A prominent Muslim charity leader has warned the Charity Commission that scrutiny is falling "disproportionately" on Muslim charities because of counter-terror legislation.
Abdurahman Sharif, operations manager at the Muslim Charities Forum, an umbrella body for Muslim charities, told Civil Society News that since 2001, when new counter-terrorism legislation came to force, charities have been under increased scrutiny.
“Disproportionately, this burden of suspicion has fallen upon Muslim charities, whose activities, funding streams and financial transactions have been unreasonably scrutinised,” he said.
Following government scrutiny of the Charity Commission last year he said “there has been a perception that Islamic charities have been targeted in terms of inquires”.
He said: “There has to be a balance between the regulatory activity of the Commission and the work it does supporting the sector.”
Sharif said that the regulator should "support the growth of the sector" and that regulation should not "put off people who may want to set up a charity to a do a project”.
“The fact is that in the UK there has been very little evidence of abuse,” he said. “Is it fair for two charities that have committed crimes to affect the other 180,000 that are doing good work? It is a question of proportionality.”
He added that complying with counter terrorism legislation was already a “bureaucratic burden” for smaller charities and that it created “additional costs that are difficult for smaller organisations to cope with".
Sharif called for there to be more support in terms of training and capacity building to address the reasons that charities ran into governance difficulties.
The Muslim Charities Forum is currently working with the Commission on improving and simplifying guidance for faith charities as part of its work with the faith and cohesion unit.
A Home Affairs select committee report on counter-terrorism today recommended the Charity Commission be given additional resources and powers.
A spokeswoman for the Commission said the public events it holds, particularly for smaller and medium sized charities, do discuss financial management and governance issues to help trustees better understand their legal duties and responsibilities under charity law.
“We have a statutory function to identify and investigate abuse and mismanagement in charities and we have made it a recent priority to strengthen our approach to tackling abuse and mismanagement. There is public and charity sector support for this. But, we have also been clear that we have wider statutory duties that we must be adequately funded to fulfil,” the spokeswoman said.
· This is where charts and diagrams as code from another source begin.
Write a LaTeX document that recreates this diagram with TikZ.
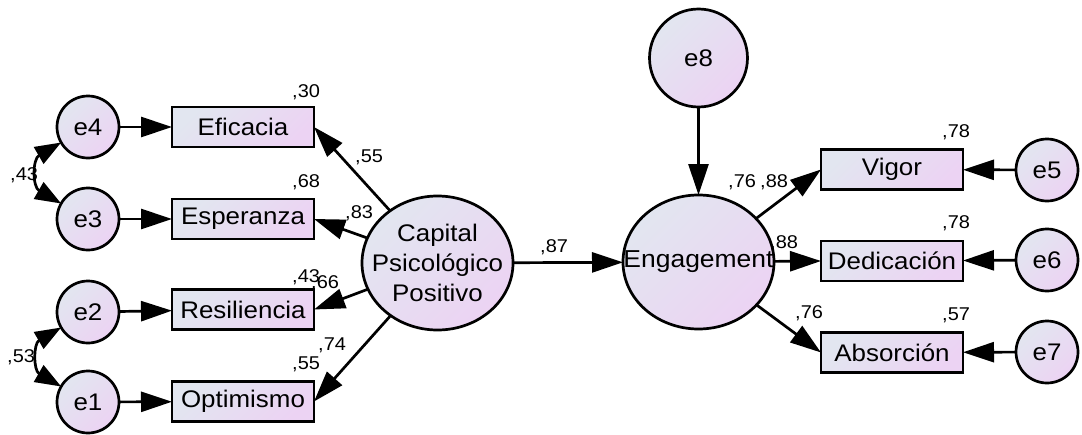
\documentclass[tikz,border=0pt]{standalone}
\usepackage{fontspec}
\setmainfont[FakeStretch=1.08]{Liberation Sans}
\usetikzlibrary{arrows.meta,shapes.geometric}
\definecolor{shadeA}{RGB}{226,230,240}
\definecolor{shadeB}{RGB}{236,211,243}
\tikzset{
  base/.style={draw=black, line width=2.7pt, top color=shadeA, bottom color=shadeB, shading angle=45, inner sep=0pt, outer sep=0pt, font=\fontsize{24}{28}\selectfont},
  obs/.style={base, rectangle, minimum width=142pt, minimum height=40pt},
  err/.style={base, circle, minimum size=62pt},
  lat/.style={base, ellipse, minimum width=151pt, minimum height=134pt},
  coef/.style={anchor=base west, inner sep=0pt, font=\fontsize{18.5}{20}\selectfont},
  arr/.style={line width=2.7pt, -{Triangle[length=31pt,width=20pt]}},
  cov/.style={line width=2.7pt, {Triangle[length=26pt,width=19pt]}-{Triangle[length=26pt,width=19pt]}},
}
\begin{document}
\begin{tikzpicture}[x=1pt,y=-1pt]
\useasboundingbox (0,0) rectangle (1082,434);
% coefficient labels (drawn first, nodes may cover them as in the original)
\node[coef] (l30) at (292,97) {,30};
\node[coef] (l68) at (292,187) {,68};
\node[coef] (l43a) at (10,180) {,43};
\node[coef] (l55a) at (355,162) {,55};
\node[coef] (l83) at (345,218) {,83};
\node[coef] (l87) at (540,252) {,87};
\node[coef] (l43b) at (292,282) {,43};
\node[coef] (l66) at (311,288) {,66};
\node[coef] (l74) at (318,350) {,74};
\node[coef] (l55b) at (292,369) {,55};
\node[coef] (l53) at (7,362) {,53};
\node[coef] (l76a) at (728,187) {,76};
\node[coef] (l88a) at (760,187) {,88};
\node[coef] (l88b) at (770,248) {,88};
\node[coef] (l76b) at (795,318) {,76};
\node[coef] (l78a) at (942,137) {,78};
\node[coef] (l78b) at (942,228) {,78};
\node[coef] (l57) at (942,320) {,57};
% error terms
\node[err] (e4) at (88,127) {e4};
\node[err] (e3) at (88,219) {e3};
\node[err] (e2) at (88,312) {e2};
\node[err] (e1) at (88,402) {e1};
\node[err] (e5) at (1047,170) {e5};
\node[err] (e6) at (1047,260) {e6};
\node[err] (e7) at (1047,352) {e7};
\node[err, minimum size=98pt] (e8) at (698.5,58) {e8};
% observed variables
\node[obs] (efi) at (243,127) {Eficacia};
\node[obs] (esp) at (243,219) {Esperanza};
\node[obs] (res) at (243,309.5) {Resiliencia};
\node[obs] (opt) at (243,401.5) {Optimismo};
\node[obs] (vig) at (892,169.5) {Vigor};
\node[obs] (ded) at (892,261) {Dedicación};
\node[obs] (abs) at (892,352.5) {Absorción};
% latent variables
\node[lat] (cap) at (437.5,263) {};
\node[align=center, inner sep=0pt, font=\fontsize{24}{30}\selectfont] (capt) at (cap) {Capital\\Psicológico\\Positivo};
\node[lat] (eng) at (698.5,262) {};
\node[inner sep=0pt, font=\fontsize{24.5}{28}\selectfont] (engt) at (eng) {Engagement};
% connectors
\draw[arr] (e4) -- (efi);
\draw[arr] (e3) -- (esp);
\draw[arr] (e2) -- (res);
\draw[arr] (e1) -- (opt);
\draw[arr] (e5) -- (vig);
\draw[arr] (e6) -- (ded);
\draw[arr] (e7) -- (abs);
\draw[arr] (e8) -- (eng);
\draw[arr] (cap) -- (efi.east);
\draw[arr] (cap) -- (esp.east);
\draw[arr] (cap) -- (res.east);
\draw[arr] (cap) -- (opt.east);
\draw[arr] (cap) -- (eng);
\draw[arr] (eng) -- (vig.west);
\draw[arr] (eng) -- (ded.west);
\draw[arr] (eng) -- (abs.west);
\draw[cov] (e4.210) to[out=210,in=150,looseness=1.4] (e3.150);
\draw[cov] (e2.210) to[out=210,in=150,looseness=1.4] (e1.150);
\end{tikzpicture}
\end{document}
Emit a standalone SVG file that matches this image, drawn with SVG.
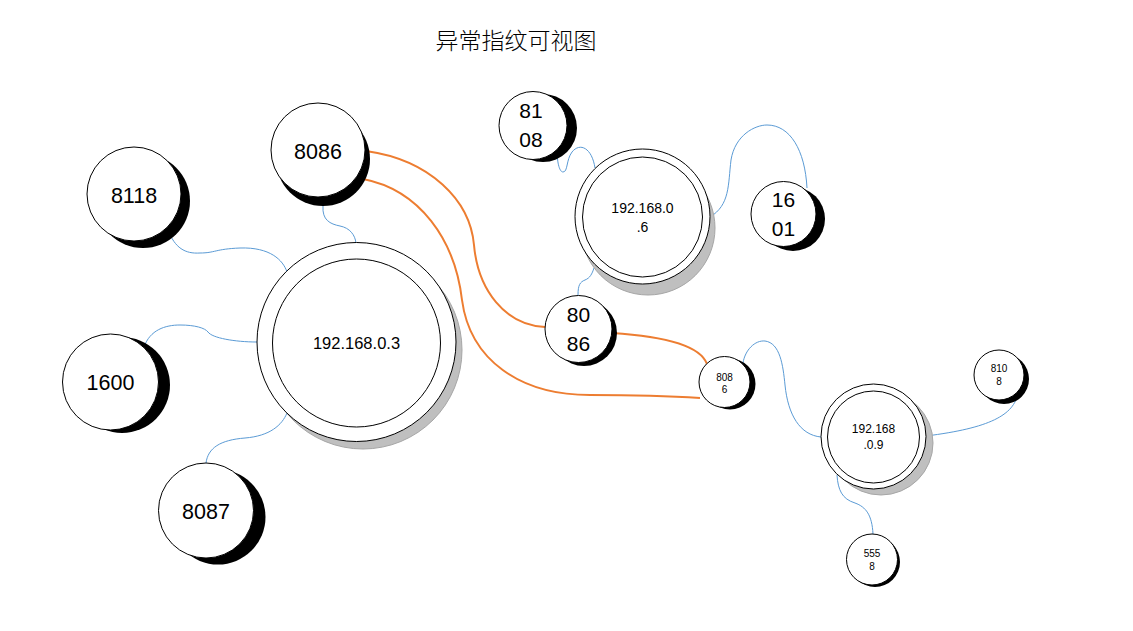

“We agree that fundamentally our regulatory work must be proportionate, and it is.”
Commission opens statutory inquiry
The Charity Commission yesterday opened a statutory inquiry into Islamic Education and Research Academy over payments to trustees and its relationship with a connected company.
IERA’s objectives include the advancement of Islam, producing Islamic education resources, training Islamic educators in public speaking and carrying out research into issues facing the Islamic faith. It hosts a number of conferences throughout the year.
It was registered in 2009; its latest set of accounts, year-end June 2013, shows an income of £818,000 and spending of £822,000.
In 2012, two trustees were paid for their roles as independent consultants. Saquib Sattar received £16,700 for his role as a speaker and consultant and Anthony Green received £25,616 for his role as a speaker. Green & Chambers, a firm owned by Green and anther trustee, Timothy Chambers was paid £18,000 as a speaker's fee.
The Commission’s inquiry opened on 7 March. IERA filed its 2013 accounts on 30 April. These accounts state that just Sattar was paid just a fraction of the previous year’s fee, £2,800 for his role as a speaker and consultant.